The science of weight gain is settled. If you consume more calories than you use, you store those excess calories as fat. The evidence this is happening to you is readily available by scale, clothes or mirror. Choose accordingly.
 
So you want to use the GOVT to restrict the diets of millions of citizens? But you don't want the food industry to improve what it offers?

I choose freedom. If you want to be fat that is your right. If you want to sell 2000 calorie hamburgers that is also your right.
Then you see no point to this conversation. So why are you in it?
The science of weight gain is settled. If you consume more calories than you use, you store those excess calories as fat. The evidence this is happening to you is readily available by scale, clothes or mirror. Choose accordingly.
You think healthy living is that simple? The the consequences of an unhealthy population don't matter?
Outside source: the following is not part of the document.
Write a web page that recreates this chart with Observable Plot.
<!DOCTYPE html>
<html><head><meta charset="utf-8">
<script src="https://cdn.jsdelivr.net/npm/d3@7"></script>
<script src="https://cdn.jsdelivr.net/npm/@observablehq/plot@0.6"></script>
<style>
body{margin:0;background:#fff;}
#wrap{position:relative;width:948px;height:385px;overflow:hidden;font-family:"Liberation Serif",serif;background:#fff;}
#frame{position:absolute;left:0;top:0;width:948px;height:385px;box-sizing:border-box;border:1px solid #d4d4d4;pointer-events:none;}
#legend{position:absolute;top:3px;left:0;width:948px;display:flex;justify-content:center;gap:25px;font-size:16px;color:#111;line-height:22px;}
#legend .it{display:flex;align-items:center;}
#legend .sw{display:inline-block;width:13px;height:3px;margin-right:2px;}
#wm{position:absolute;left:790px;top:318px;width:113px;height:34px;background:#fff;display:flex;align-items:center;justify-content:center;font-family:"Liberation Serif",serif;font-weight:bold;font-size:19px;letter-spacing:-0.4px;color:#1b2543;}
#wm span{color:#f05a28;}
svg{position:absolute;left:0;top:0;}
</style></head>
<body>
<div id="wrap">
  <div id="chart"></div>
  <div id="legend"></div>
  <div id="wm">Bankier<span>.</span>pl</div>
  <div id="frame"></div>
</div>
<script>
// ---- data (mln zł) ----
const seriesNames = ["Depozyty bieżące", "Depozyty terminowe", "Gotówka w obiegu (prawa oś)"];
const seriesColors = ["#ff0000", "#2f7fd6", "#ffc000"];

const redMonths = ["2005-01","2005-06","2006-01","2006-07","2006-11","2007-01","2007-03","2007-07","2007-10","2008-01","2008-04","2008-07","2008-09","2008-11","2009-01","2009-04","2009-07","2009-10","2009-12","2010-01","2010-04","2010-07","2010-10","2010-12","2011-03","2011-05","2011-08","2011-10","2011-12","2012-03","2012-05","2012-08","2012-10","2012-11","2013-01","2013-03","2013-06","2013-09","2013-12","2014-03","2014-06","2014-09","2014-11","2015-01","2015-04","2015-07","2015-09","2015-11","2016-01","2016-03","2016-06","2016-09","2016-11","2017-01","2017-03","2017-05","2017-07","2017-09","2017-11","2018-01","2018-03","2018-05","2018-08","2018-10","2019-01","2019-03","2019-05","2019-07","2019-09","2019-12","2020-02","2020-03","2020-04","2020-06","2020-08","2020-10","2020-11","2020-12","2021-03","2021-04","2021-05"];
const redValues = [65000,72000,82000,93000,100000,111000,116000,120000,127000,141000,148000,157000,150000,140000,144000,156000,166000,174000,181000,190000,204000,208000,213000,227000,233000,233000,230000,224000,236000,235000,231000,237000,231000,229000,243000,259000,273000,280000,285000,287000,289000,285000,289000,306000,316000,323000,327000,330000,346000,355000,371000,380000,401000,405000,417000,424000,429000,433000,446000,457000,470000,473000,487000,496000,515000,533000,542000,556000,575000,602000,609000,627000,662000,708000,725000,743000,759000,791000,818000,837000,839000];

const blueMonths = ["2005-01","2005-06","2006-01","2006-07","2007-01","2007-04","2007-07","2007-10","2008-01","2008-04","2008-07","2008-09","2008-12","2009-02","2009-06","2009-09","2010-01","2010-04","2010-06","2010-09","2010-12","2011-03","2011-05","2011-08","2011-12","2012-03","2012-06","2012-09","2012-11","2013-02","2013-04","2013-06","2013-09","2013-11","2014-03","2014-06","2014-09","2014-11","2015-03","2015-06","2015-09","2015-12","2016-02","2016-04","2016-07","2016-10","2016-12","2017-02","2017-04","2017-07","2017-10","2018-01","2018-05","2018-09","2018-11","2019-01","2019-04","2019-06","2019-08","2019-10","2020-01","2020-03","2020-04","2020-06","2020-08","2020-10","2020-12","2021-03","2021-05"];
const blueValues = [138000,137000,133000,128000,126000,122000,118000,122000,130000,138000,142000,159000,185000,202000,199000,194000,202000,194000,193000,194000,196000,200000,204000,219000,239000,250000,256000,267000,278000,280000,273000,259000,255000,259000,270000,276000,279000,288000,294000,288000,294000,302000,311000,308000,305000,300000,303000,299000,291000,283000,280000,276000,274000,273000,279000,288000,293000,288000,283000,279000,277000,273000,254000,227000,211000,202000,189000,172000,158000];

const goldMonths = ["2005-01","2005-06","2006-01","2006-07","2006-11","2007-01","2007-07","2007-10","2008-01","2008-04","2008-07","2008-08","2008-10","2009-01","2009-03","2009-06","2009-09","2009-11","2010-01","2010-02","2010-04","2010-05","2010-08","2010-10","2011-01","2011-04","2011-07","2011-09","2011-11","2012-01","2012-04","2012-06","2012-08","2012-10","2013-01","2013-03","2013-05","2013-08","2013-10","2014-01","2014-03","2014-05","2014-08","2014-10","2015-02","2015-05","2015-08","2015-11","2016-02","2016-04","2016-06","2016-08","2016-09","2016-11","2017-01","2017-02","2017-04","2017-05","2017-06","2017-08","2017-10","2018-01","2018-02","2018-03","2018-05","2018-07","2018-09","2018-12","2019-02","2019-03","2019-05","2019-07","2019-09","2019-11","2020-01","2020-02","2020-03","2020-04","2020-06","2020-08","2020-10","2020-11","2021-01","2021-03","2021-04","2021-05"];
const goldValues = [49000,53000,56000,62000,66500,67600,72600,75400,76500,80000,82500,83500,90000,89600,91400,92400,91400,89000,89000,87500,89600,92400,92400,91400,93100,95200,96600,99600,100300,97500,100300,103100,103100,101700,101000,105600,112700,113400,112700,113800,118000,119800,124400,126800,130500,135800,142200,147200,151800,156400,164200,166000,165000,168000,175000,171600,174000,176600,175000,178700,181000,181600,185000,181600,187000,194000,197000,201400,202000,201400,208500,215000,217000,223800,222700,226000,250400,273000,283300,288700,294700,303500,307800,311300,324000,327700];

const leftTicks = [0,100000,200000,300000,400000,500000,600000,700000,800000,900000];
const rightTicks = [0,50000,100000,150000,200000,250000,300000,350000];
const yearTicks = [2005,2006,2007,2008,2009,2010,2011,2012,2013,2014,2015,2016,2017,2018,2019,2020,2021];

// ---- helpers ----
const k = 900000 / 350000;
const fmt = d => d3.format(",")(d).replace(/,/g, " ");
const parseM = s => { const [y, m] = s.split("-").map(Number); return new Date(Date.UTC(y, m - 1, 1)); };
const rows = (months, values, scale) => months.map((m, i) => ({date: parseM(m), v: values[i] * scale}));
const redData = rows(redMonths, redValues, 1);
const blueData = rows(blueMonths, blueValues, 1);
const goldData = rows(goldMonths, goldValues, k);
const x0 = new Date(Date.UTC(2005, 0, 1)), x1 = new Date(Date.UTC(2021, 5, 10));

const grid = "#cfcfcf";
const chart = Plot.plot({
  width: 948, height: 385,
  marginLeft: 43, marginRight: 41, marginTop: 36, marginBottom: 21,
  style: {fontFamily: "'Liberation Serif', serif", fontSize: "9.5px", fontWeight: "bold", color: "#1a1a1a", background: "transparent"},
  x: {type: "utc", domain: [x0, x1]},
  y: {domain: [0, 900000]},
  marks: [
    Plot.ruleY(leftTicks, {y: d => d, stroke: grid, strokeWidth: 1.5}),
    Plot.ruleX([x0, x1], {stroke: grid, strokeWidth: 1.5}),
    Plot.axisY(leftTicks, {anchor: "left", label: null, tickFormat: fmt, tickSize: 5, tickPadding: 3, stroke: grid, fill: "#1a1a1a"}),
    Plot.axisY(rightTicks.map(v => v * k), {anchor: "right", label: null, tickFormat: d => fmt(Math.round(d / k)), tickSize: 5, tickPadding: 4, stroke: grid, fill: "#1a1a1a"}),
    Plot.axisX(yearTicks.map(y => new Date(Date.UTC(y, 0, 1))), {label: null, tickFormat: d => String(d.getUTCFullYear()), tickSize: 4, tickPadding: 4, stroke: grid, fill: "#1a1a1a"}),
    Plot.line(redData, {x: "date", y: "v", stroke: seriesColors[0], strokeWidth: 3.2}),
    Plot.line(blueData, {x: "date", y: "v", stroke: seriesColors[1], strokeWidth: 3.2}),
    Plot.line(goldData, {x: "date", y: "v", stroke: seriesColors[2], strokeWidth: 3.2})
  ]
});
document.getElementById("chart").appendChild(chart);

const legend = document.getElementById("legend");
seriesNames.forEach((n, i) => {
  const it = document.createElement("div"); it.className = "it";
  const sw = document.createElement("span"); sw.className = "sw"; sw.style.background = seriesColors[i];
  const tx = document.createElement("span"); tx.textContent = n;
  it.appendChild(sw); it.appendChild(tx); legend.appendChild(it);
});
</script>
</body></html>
I ask again, why are you even in this conversation?
 
Last edited:
So you want to use the GOVT to restrict the diets of millions of citizens? But you don't want the food industry to improve what it offers?

I choose freedom. If you want to be fat that is your right. If you want to sell 2000 calorie hamburgers that is also your right.

The science of weight gain is settled. If you consume more calories than you use, you store those excess calories as fat. The evidence this is happening to you is readily available by scale, clothes or mirror. Choose accordingly.

But with freedom comes responsibility.
 
I choose freedom. If you want to be fat that is your right. If you want to sell 2000 calorie hamburgers that is also your right.

The science of weight gain is settled. If you consume more calories than you use, you store those excess calories as fat. The evidence this is happening to you is readily available by scale, clothes or mirror. Choose accordingly.

But with freedom comes responsibility.

Right. You are responsible for putting down the fork.
 
I choose freedom. If you want to be fat that is your right. If you want to sell 2000 calorie hamburgers that is also your right.
Then you see no point to this conversation. So why are you in it?
The science of weight gain is settled. If you consume more calories than you use, you store those excess calories as fat. The evidence this is happening to you is readily available by scale, clothes or mirror. Choose accordingly.
You think healthy living is that simple? The the consequences of an unhealthy population don't matter?

I ask again, why are you even in this conversation?

I'm here to remind you that not every problem, pseudo problem and non problem require the government to tell people what to do.

Maybe think of this position as avoiding the thread where a police officer chokes a fat person for eating an illegal burrito.
 
But with freedom comes responsibility.

Right. You are responsible for putting down the fork.

OOH witty, you must own a television. But I would go beyond that to say you are responsible for your health beyond eating which means getting proper exercise and sleep and proper preventative measures. We of course cannot legislate this, but we can as a culture encourage this.